After a reading of the charges, Akparanta was offered $200,000 bail but only when others sign on to it. The U.S. Attorney's Office said it would go to the house he owns in Irvington, New Jersey to pick up his two guns, and then store them in a vault. His lawyer said Yes, he would be engaging in discussions about a pre-trial disposition, meaning a plea.

   Times change. Now in August, before District Judge Lorna G. Schofield, Akpanta's lawyer is arguing for suppression and to strike a filing from the docket - a filing that even before the motion is heard is not available on PACER outside the courthouse. Now on August 29 it is confirmed: that will remain the case: "DELETED DOCUMENT. Deleted document number 23 MEMORANDUM, as to Colin Akparanta. The document was incorrectly filed in this case, as per instructions from Chambers via telephone." And, "MEMO ENDORSEMENT: as to Colin Akparanta (1) granting [24] CONSENT MOTION to Strike Document No. 23. ENDORSEMENT: Application Granted. The Clerk of the Court is directed to strike and remove docket number 23 from the record in this case. The Clerk of the Court is further directed to terminate the letter motion at docket number 24. (Signed by Judge Lorna G. Schofield on 8/29/2019)."

  And now, what *was* the stricken material? Well, there's this: "  Nicholas Kaizer, Esq., pursuant to 28 U.S.C. § 1746, declares under penalty of perjury that the following is true and correct: 1. I represent Defendant Colin Akparanta in the above-captioned matter. 2. I submit this Declaration in Support of Akparanta’s motion to strike Document 23 from the court docket. 3. Document 23, filed August 22, 2019, is counsel’s Memorandum of Law in support of Akparanta’s pretrial motions. In it, we inadvertently refer to search warrant materials the government classified as confidential, subject to the confidentiality order previously entered in this case (Doc 16).

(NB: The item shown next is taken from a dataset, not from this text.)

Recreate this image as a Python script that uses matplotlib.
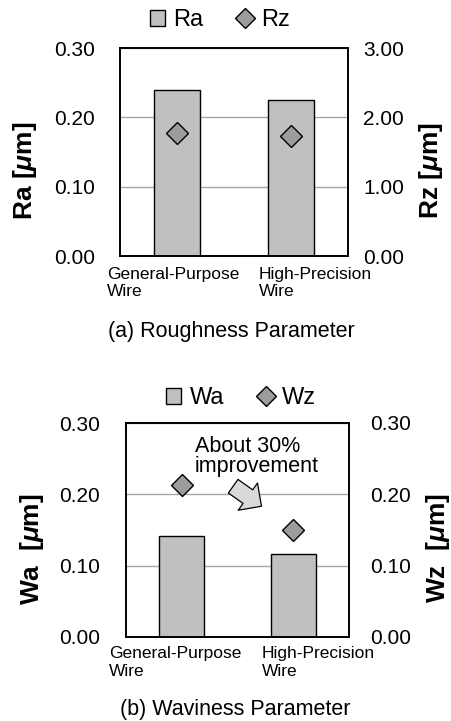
import numpy as np
import matplotlib
matplotlib.use('Agg')
import matplotlib.pyplot as plt
from matplotlib.patches import Patch, FancyArrowPatch
from matplotlib.lines import Line2D

plt.rcParams['font.family'] = ['Liberation Sans', 'DejaVu Sans']
plt.rcParams['mathtext.fontset'] = 'custom'
plt.rcParams['mathtext.it'] = 'Liberation Sans:italic:bold'
plt.rcParams['mathtext.rm'] = 'Liberation Sans:bold'

# Data
categories = ['General-Purpose\nWire', 'High-Precision\nWire']
ra = [0.240, 0.225]
rz = [1.78, 1.73]
wa = [0.142, 0.117]
wz = [0.213, 0.150]
ra_ticks = [0.0, 0.1, 0.2, 0.3]
rz_ticks = [0.0, 1.0, 2.0, 3.0]
w_ticks = [0.0, 0.1, 0.2, 0.3]

W, H = 451, 721
bar_c = '#c0c0c0'
dia_c = '#9c9c9c'


def px(x0, y0, x1, y1):
    # pixel box (top-left origin) -> figure fraction rect
    return [x0 / W, 1 - y1 / H, (x1 - x0) / W, (y1 - y0) / H]


def panel(rect, a, z, aticks, zticks, zmax, names, lab_x, lab_y,
          lpads, ylabs, ylab_pos, leg_pos, caption, cap_pos):
    ax = fig.add_axes(rect)
    x = np.arange(len(a))
    ax.bar(x, a, width=0.4, color=bar_c, edgecolor='black', linewidth=1.0, zorder=2)
    ax.set_xlim(-0.5, 1.5)
    ax.set_ylim(0, aticks[-1])
    ax.set_yticks(aticks)
    ax.set_yticklabels(['%.2f' % v for v in aticks])
    ax.set_xticks([])
    ax.grid(axis='y', color='#a6a6a6', linewidth=1.0)
    ax.set_axisbelow(True)
    ax.tick_params(axis='y', length=0, pad=lpads[0], labelsize=15)
    for s in ax.spines.values():
        s.set_linewidth(1.2)
    for xi, name in zip(lab_x, categories):
        ax.text(xi, lab_y, name, transform=ax.get_xaxis_transform(),
                ha='left', va='top', fontsize=12.5, linespacing=1.22)

    ax2 = ax.twinx()
    ax2.plot(x, z, linestyle='none', marker='D', markersize=11,
             markerfacecolor=dia_c, markeredgecolor='black', markeredgewidth=1.0)
    ax2.set_ylim(0, zmax)
    ax2.set_yticks(zticks)
    ax2.set_yticklabels(['%.2f' % v for v in zticks])
    ax2.tick_params(axis='y', length=0, pad=lpads[1], labelsize=15)
    for s in ax2.spines.values():
        s.set_linewidth(1.2)

    fig.text(ylab_pos[0] / W, 1 - ylab_pos[1] / H, ylabs[0], rotation=90,
             ha='center', va='center', fontsize=19, fontweight='bold')
    fig.text(ylab_pos[2] / W, 1 - ylab_pos[3] / H, ylabs[1], rotation=90,
             ha='center', va='center', fontsize=19, fontweight='bold')

    handles = [Patch(facecolor=bar_c, edgecolor='black', linewidth=1.0),
               Line2D([], [], linestyle='none', marker='D', markersize=10,
                      markerfacecolor=dia_c, markeredgecolor='black')]
    ax.legend(handles, names, loc='center', bbox_to_anchor=(leg_pos[0] / W, 1 - leg_pos[1] / H),
              bbox_transform=fig.transFigure, ncol=2, frameon=False, fontsize=17,
              handlelength=0.64, handleheight=0.64, handletextpad=0.35,
              columnspacing=1.44, borderpad=0, borderaxespad=0)
    fig.text(cap_pos[0] / W, 1 - cap_pos[1] / H, caption, ha='center', va='center',
             fontsize=15.5)
    return ax, ax2


fig = plt.figure(figsize=(W / 100, H / 100), dpi=100)

panel(px(120, 48, 348, 256), ra, rz, ra_ticks, rz_ticks, 3.0, ['Ra', 'Rz'],
      [-0.614, 0.719], -0.052, (18, 10.8),
      [r'Ra [$\mu$m]', r'Rz [$\mu$m]'], (25, 171, 431, 171), (220, 20),
      '(a) Roughness Parameter', (231, 331))

axb, axb2 = panel(px(126, 423, 349, 637), wa, wz, w_ticks, w_ticks, 0.3, ['Wa', 'Wz'],
                  [-0.650, 0.715], -0.042, (18.7, 15.4),
                  [r'Wa  [$\mu$m]', r'Wz  [$\mu$m]'], (32, 549, 438, 548), (241, 398),
                  '(b) Waviness Parameter', (235, 710))

axb.text(0.118, 0.2817, 'About 30%\nimprovement', ha='left', va='top',
         fontsize=15.5, linespacing=0.91, zorder=5)
arrow = FancyArrowPatch((0.461, 0.2114), (0.715, 0.1833),
                        arrowstyle='simple,head_length=12,head_width=24,tail_width=12',
                        mutation_scale=1, shrinkA=0, shrinkB=0,
                        facecolor='#d9d9d9', edgecolor='black', linewidth=0.9, zorder=5)
axb.add_patch(arrow)

fig.savefig('out.png', dpi=100)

We also attach the warrant, affidavit in support and inventory as exhibits to the memorandum and seek to strike them from the public docket as well." We said we'd have more on this and now we do.

On October 31 Akparanta appeared again before Judge Schofield, not in detention, which seemed to surprise the Judge's courtroom deputy, understandably given the charges. The government which had gone out into the hall with Akparanta's lawyer while another depressing proceeding took place in the courtroom said that plea negotiations are going well, after discovery was produced.

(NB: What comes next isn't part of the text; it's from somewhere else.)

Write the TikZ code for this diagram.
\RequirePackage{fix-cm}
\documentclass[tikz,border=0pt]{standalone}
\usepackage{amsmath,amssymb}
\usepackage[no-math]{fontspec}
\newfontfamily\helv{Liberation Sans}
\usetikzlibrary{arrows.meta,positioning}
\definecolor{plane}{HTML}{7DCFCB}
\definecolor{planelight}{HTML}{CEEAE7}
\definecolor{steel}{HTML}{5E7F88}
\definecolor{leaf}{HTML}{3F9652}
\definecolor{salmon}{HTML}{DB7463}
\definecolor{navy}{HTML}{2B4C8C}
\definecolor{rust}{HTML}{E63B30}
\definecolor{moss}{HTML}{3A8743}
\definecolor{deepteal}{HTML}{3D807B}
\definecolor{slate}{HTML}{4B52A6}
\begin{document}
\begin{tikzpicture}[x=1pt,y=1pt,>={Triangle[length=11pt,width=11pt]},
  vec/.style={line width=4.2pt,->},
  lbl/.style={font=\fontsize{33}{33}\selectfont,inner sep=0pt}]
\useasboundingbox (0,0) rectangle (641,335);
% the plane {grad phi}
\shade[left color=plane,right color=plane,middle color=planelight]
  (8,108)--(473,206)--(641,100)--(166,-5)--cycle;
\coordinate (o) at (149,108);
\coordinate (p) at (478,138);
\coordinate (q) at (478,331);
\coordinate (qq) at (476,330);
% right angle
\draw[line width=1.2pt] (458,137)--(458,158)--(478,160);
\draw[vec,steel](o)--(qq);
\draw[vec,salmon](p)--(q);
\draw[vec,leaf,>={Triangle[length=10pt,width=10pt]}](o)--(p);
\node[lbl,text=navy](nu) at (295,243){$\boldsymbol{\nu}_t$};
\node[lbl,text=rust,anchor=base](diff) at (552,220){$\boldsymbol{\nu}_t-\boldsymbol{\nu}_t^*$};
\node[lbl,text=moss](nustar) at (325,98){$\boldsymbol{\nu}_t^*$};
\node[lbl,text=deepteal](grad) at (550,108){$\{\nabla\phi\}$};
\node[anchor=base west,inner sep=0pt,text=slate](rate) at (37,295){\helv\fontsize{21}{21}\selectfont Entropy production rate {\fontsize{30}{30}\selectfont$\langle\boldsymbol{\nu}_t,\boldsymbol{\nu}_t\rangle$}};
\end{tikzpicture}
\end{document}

  Judge Schofield denied the motions to suppress. The can was kicked down the road to January 7 - Inner City Press will continue to follow this case.

   Back on May 21 the government argued for a curfew, saying that Akparanta is a naturalized U.S. citizen originally from Nigeria to which he retains strong ties. He didn't try to flee when first questioned - but it seems he thought he was under investigation only for bringing contraband into the MCC for female prisoners, not for the sex acts he traded the contraband and control for.

 The unsealed indictment in USA v. Akparanta lists as his nicknames or aliases "Africa" and "Akon." (A commenter on Inner City Press' thread about the arraignment noted that the singer Akon is not, in fact, from Nigeria - but neither is Africa a country.)